SET TASK => Wherever the string "matplotlib" appears in a line, extract that line.

═══ DATA

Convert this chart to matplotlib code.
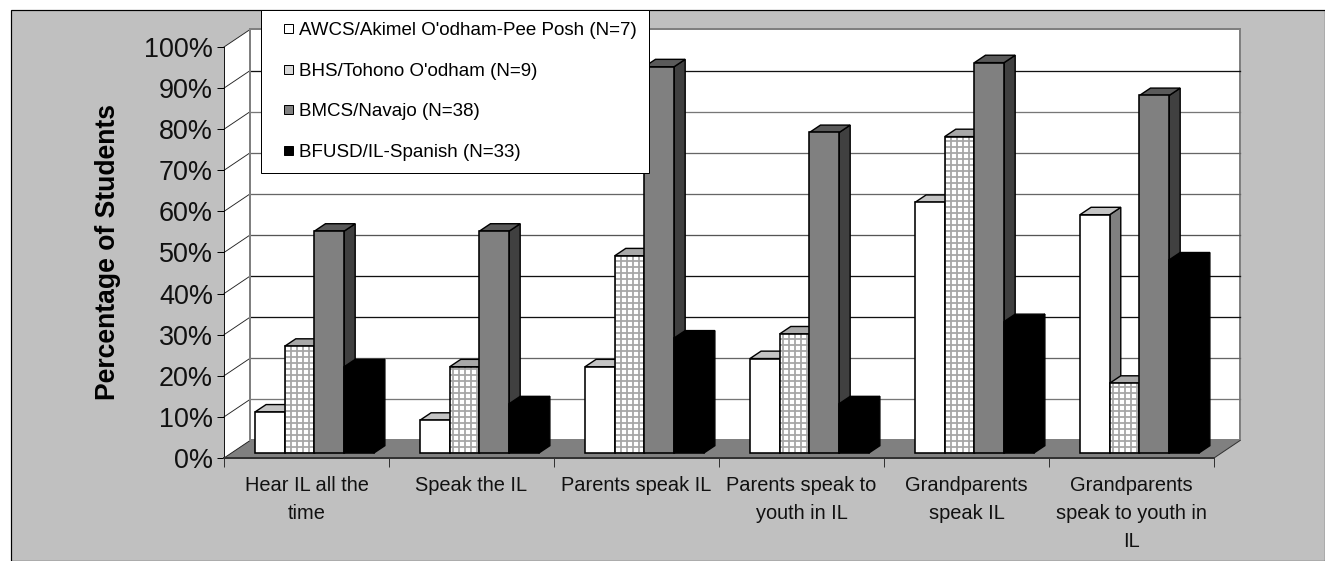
import matplotlib
matplotlib.use("Agg")
import matplotlib.pyplot as plt
from matplotlib.legend_handler import HandlerPatch
from matplotlib.patches import Patch, Polygon, Rectangle

# Data
categories = ["Hear IL all the\ntime", "Speak the IL", "Parents speak IL",
              "Parents speak to\nyouth in IL", "Grandparents\nspeak IL",
              "Grandparents\nspeak to youth in\nIL"]
series_names = ["AWCS/Akimel O'odham-Pee Posh (N=7)", "BHS/Tohono O'odham (N=9)",
                "BMCS/Navajo (N=38)", "BFUSD/IL-Spanish (N=33)"]
awcs = [10, 8, 21, 23, 61, 58]
bhs = [26, 21, 48, 29, 77, 17]
bmcs = [54, 54, 94, 78, 95, 87]
bfusd = [21, 12, 28, 12, 32, 47]
y_ticks = [0, 10, 20, 30, 40, 50, 60, 70, 80, 90, 100]

series = [awcs, bhs, bmcs, bfusd]

# front, top, side colours per series
fronts = ["#ffffff", "#ffffff", "#808080", "#000000"]
tops = ["#c4c4c4", "#a8a8a8", "#5a5a5a", "#000000"]
sides = ["#808080", "#808080", "#404040", "#000000"]
grid_colors = ["#777777", "#666666", "#111111", "#111111", "#555555",
               "#666666", "#666666", "#777777", "#111111"]

# fake 3D depth, in axis units
wall_dx, wall_dy = 0.158, 4.26
bar_dx, bar_dy = 0.067, 1.8
lift = 1.2
bar_w = 0.18
group_start = 0.188

W, H = 1325, 561
plt.rcParams["font.family"] = ["Liberation Sans", "DejaVu Sans"]
plt.rcParams["hatch.linewidth"] = 1.8

fig = plt.figure(figsize=(W / 72, H / 72), dpi=72, facecolor="white")
fig.add_artist(Rectangle((11 / W, 0), 1 - 11 / W, 1 - 10 / H, transform=fig.transFigure,
                         facecolor="#c0c0c0", edgecolor="black", linewidth=1.2, zorder=-1))

ax = fig.add_axes([224 / W, (H - 458) / H, 990 / W, 411 / H])
ax.set_xlim(0, 6)
ax.set_ylim(0, 100)
ax.patch.set_visible(False)


def poly(points, **kw):
    p = Polygon(points, closed=True, clip_on=False, **kw)
    ax.add_patch(p)
    return p


# walls and floor
poly([(wall_dx, wall_dy), (6 + wall_dx, wall_dy), (6 + wall_dx, 100 + wall_dy), (wall_dx, 100 + wall_dy)],
     facecolor="white", edgecolor="#808080", linewidth=2, zorder=1)
poly([(0, 0), (wall_dx, wall_dy), (wall_dx, 100 + wall_dy), (0, 100)],
     facecolor="white", edgecolor="none", zorder=1)
ax.plot([wall_dx, wall_dx], [wall_dy, 100 + wall_dy], color="#808080", lw=2, zorder=1.5, clip_on=False)
poly([(0, 0), (6, 0), (6 + wall_dx, wall_dy), (wall_dx, wall_dy)], facecolor="#808080", edgecolor="none", zorder=1.2)

for i, t in enumerate(y_ticks[1:-1]):
    ax.plot([wall_dx, 6 + wall_dx], [t + wall_dy, t + wall_dy], color=grid_colors[i], lw=1.3,
            zorder=1.4, clip_on=False)
for t in y_ticks:
    ax.plot([0, wall_dx], [t, t + wall_dy], color="#222222", lw=0.9, zorder=1.4, clip_on=False)
ax.plot([6, 6 + wall_dx], [0, wall_dy], color="#333333", lw=1, zorder=1.4, clip_on=False)

# bars, painted left to right so each one covers the side of the previous
z = 2.0
for c in range(len(categories)):
    for s, values in enumerate(series):
        v = values[c]
        x0 = c + group_start + s * bar_w
        x1 = x0 + bar_w
        poly([(x1, lift), (x1 + bar_dx, lift + bar_dy), (x1 + bar_dx, lift + v + bar_dy), (x1, lift + v)],
             facecolor=sides[s], edgecolor="black", linewidth=1.4, zorder=z)
        poly([(x0, lift + v), (x1, lift + v), (x1 + bar_dx, lift + v + bar_dy), (x0 + bar_dx, lift + v + bar_dy)],
             facecolor=tops[s], edgecolor="black", linewidth=1.4, zorder=z + 0.01)
        if s == 1:
            ax.bar(x0, v, bar_w, bottom=lift, align="edge", facecolor=fronts[s], edgecolor="#a6a6a6",
                   hatch="++", linewidth=0, zorder=z + 0.02, clip_on=False)
            ax.bar(x0, v, bar_w, bottom=lift, align="edge", facecolor="none", edgecolor="black",
                   linewidth=1.6, zorder=z + 0.03, clip_on=False)
        else:
            ax.bar(x0, v, bar_w, bottom=lift, align="edge", facecolor=fronts[s], edgecolor="black",
                   linewidth=1.6, zorder=z + 0.03, clip_on=False)
        z += 0.1

# axes
for name in ["top", "right"]:
    ax.spines[name].set_visible(False)
ax.spines["left"].set_linewidth(0.9)
ax.spines["bottom"].set_linewidth(2)
ax.spines["bottom"].set_color("#333333")
ax.spines["bottom"].set_zorder(50)

ax.set_yticks(y_ticks)
ax.set_yticklabels([f"{t}%" for t in y_ticks], fontsize=27, color="#111111")
ax.tick_params(axis="y", length=7, width=1, pad=4)
ax.set_xticks(range(7))
ax.set_xticklabels([])
ax.tick_params(axis="x", which="major", length=9, width=1, color="#333333")
ax.set_xticks([c + 0.5 for c in range(6)], minor=True)
ax.set_xticklabels(categories, minor=True, fontsize=20, color="#111111", linespacing=1.6, va="top")
ax.tick_params(axis="x", which="minor", length=0, pad=18)
ax.set_ylabel("Percentage of Students", fontsize=26.5, fontweight="bold", labelpad=23)


# small legend square at the right end of the handle box
def legend_square(legend, orig_handle, xdescent, ydescent, width, height, fontsize):
    return Rectangle((width - 9, (height - 9) / 2), 9, 9)


# legend
handles = [Patch(facecolor="white", edgecolor="black"),
           Patch(facecolor="#d8d8d8", edgecolor="black"),
           Patch(facecolor="#808080", edgecolor="black"),
           Patch(facecolor="black", edgecolor="black")]
leg = ax.legend(handles, series_names, loc="upper left", fontsize=18.7,
                bbox_to_anchor=(261 / W, 1 - 10 / H), bbox_transform=fig.transFigure,
                frameon=True, fancybox=False, framealpha=1, edgecolor="black",
                borderaxespad=0, handlelength=1.08, handletextpad=0.33,
                labelspacing=1.26, borderpad=0.64,
                handler_map={Patch: HandlerPatch(patch_func=legend_square)})
leg.set_zorder(100)

fig.savefig("out.png", dpi=72)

══════

SOLVED EXERCISE =>
Convert this chart to matplotlib code.
import matplotlib
matplotlib.use("Agg")
import matplotlib.pyplot as plt
from matplotlib.legend_handler import HandlerPatch
from matplotlib.patches import Patch, Polygon, Rectangle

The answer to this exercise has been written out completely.